Sholat di Masjidil Haram juga mengingatkan kita akan mati, yang kelak akan mendatangi kita  tanpa di duga-duga. Hampir setiap hari selalu ada yang meninggal. Dan begitu diumumkan, maka berlangsunglah sholat jenazah. Saya jadi ingat postingan seorang teman yang mengatakan butuh berjam-jam untuk merapikan barisan jutaan , namun ternyata  di Masjidil Haram, saat sholat hanya dibutuhkan dua menit bagi jutaan jamaah untuk berbaris rapi saat shalat. 

Ada sedikit pengalaman konyol saat di Haram, berbeda dengan Madinah yang membatasi interaksi antara jamaah wanita dan pria, di Haram relatif tercampur. Saat sholat barisan manjadi begitu rapat dan jangan heran kalau tiba-tiba ada yang menabrak anda dari belakang atau menginjak tangan dan kaki anda saat sholat. Saya sendiri mengalami sujud di Haram namun saat duduk setelah sujud ternyata berada di Gua Hira, lahhh kenapa ? maklum kepala saya masuk dalam gaun hitam milik seorang ibu berbadan ekstra besar. 

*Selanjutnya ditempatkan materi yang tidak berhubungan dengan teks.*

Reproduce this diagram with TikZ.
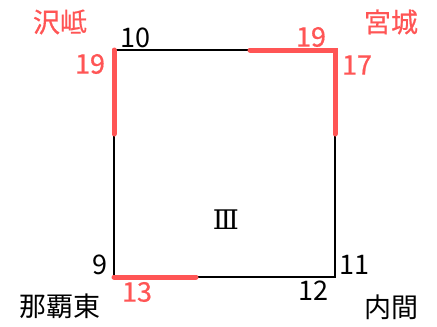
\documentclass[tikz,border=0pt]{standalone}
\usepackage{fontspec}
\setmainfont{Noto Sans CJK JP}
\newfontfamily\redfont[FakeBold=0.6]{Noto Sans CJK JP}
\newfontfamily\numeralfont{DejaVu Serif}
\definecolor{hl}{RGB}{255,85,85}
\begin{document}
\begin{tikzpicture}[x=1pt,y=-1pt,
  edge/.style={line width=1.8pt,black},
  red seg/.style={line width=5pt,hl,line cap=round},
  num/.style={font=\fontsize{27}{30}\selectfont,inner sep=0pt},
  rnum/.style={font=\redfont\fontsize{27}{30}\selectfont,inner sep=0pt,text=hl},
  place/.style={font=\fontsize{27}{30}\selectfont,inner sep=0pt},
  rplace/.style={font=\redfont\fontsize{27}{30}\selectfont,inner sep=0pt,text=hl}]
\useasboundingbox (0,0) rectangle (437,327);
\coordinate (tl) at (114,50);
\coordinate (tr) at (335,50);
\coordinate (br) at (335,277);
\coordinate (bl) at (114,277);
\coordinate (lm) at (114,134);
\coordinate (tm) at (250,50);
\coordinate (rm) at (335,134);
\coordinate (bm) at (196,277);
\draw[edge] (tl) -- (tr) -- (br) -- (bl) -- cycle;
\draw[red seg] (tl) -- (lm);
\draw[red seg] (tm) -- (tr) -- (rm);
\draw[red seg] (bl) -- (bm);
\node[rplace] (n1) at (60,22) {沢岻};
\node[rplace] (n2) at (391,22) {宮城};
\node[place] (n3) at (60,306) {那覇東};
\node[place] (n4) at (391,307) {内間};
\node[num] (a10) at (135,38) {10};
\node[rnum] (a19l) at (90,64) {19};
\node[rnum] (a19t) at (311,37) {19};
\node[rnum] (a17) at (357,65) {17};
\node[num] (a9) at (100,265) {9};
\node[rnum] (a13) at (137,292) {13};
\node[num] (a11) at (354,265) {11};
\node[num] (a12) at (313,291) {12};
\node[font=\numeralfont\fontsize{27}{30}\selectfont,inner sep=0pt] (c) at (226,220) {Ⅲ};
\end{tikzpicture}
\end{document}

Hal unik lainnya adalah rusaknya tumit, maklum di Haram semua pria tanpa alas kaki, melakukan sa’i dan lalu berkali kali tawaf di udara kering dan panas, menyebabkan tumit pecah-pecah. Adalah hal yang biasa melihat “kaligrafi” di tumit para jamaah. Namun bagi jamaah wanita, mereka justru menggunakan kaos kaki sehingga dampaknya relatif lebih ringan.